[Challenge]
Your task is to locate every line holding the string "document" and to copy each of them.

[Stored rows]
++++++++
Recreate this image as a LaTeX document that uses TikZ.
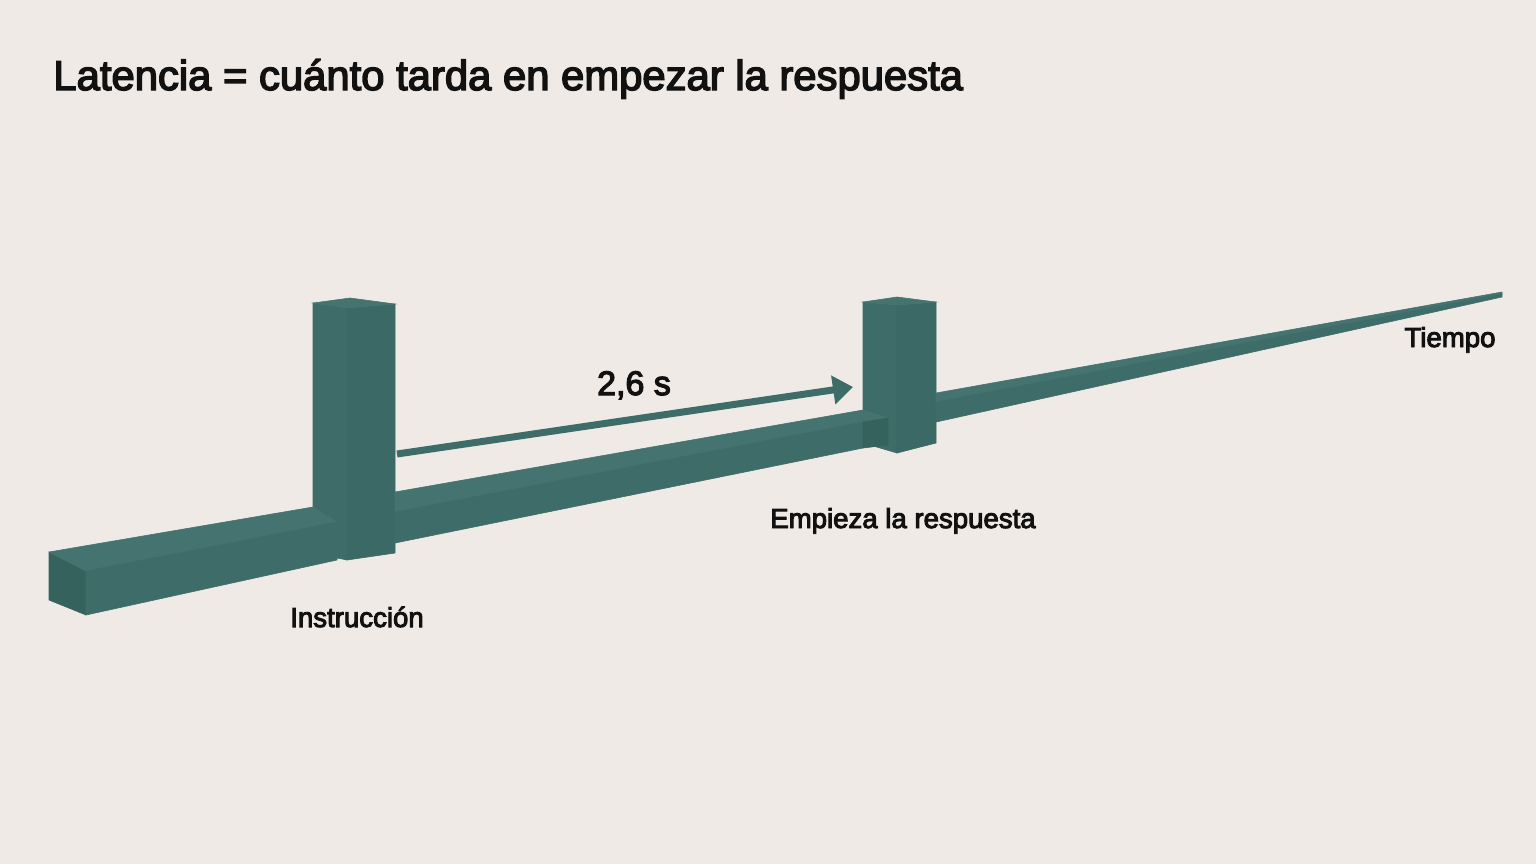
++++++++
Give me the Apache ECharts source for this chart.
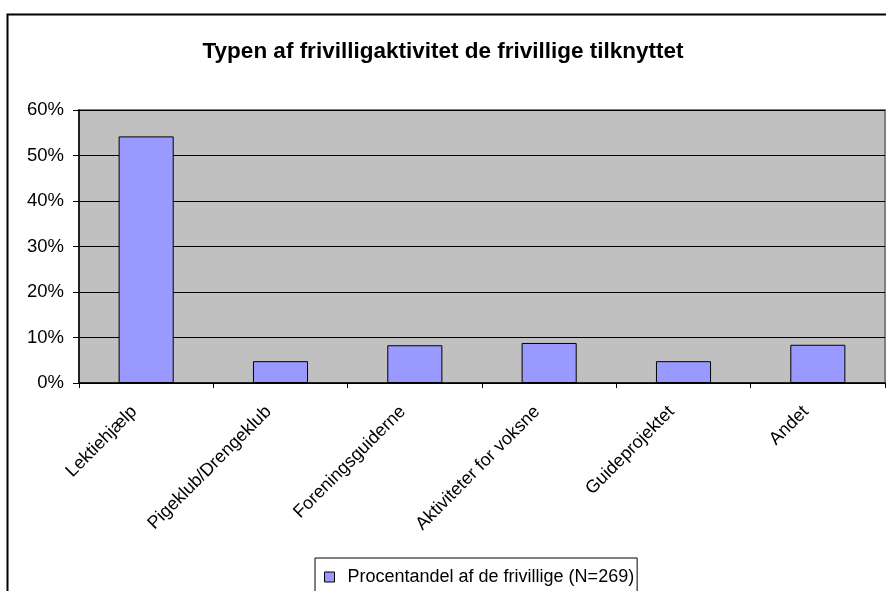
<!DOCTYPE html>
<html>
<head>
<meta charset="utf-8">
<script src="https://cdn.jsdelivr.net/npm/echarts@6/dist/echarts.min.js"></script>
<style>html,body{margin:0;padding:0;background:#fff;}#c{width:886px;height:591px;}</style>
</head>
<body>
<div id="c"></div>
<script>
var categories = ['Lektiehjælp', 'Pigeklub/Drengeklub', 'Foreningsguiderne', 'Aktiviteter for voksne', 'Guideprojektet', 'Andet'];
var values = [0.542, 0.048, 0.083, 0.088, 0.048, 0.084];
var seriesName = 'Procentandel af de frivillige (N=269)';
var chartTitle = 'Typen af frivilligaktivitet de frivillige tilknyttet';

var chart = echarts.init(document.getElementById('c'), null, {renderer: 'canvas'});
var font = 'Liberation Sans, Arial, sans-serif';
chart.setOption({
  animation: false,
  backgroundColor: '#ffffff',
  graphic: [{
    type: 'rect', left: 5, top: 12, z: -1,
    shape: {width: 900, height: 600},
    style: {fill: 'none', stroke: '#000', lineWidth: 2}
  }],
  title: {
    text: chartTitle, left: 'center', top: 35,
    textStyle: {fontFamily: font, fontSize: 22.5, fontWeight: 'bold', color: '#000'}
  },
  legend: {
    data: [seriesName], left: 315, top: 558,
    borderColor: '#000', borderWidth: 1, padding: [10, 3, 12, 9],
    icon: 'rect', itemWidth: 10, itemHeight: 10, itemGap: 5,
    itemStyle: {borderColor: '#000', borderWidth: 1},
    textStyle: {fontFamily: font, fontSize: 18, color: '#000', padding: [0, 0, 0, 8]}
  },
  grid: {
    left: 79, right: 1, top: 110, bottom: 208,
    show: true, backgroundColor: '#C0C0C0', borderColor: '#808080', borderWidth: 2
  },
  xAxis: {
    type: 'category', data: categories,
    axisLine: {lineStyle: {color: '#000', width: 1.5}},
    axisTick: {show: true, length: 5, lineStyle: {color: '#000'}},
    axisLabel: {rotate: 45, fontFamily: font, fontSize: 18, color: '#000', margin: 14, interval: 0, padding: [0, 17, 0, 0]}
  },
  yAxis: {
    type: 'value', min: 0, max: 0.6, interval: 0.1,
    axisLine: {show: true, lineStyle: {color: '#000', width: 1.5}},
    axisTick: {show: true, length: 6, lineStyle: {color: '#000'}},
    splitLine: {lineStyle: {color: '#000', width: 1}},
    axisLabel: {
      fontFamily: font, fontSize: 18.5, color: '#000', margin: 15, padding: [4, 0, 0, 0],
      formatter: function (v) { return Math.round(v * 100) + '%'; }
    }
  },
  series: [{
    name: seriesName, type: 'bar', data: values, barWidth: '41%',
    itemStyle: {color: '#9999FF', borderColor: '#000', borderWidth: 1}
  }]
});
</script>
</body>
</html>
++++++++
[Result below]
Recreate this image as a LaTeX document that uses TikZ.
var chart = echarts.init(document.getElementById('c'), null, {renderer: 'canvas'});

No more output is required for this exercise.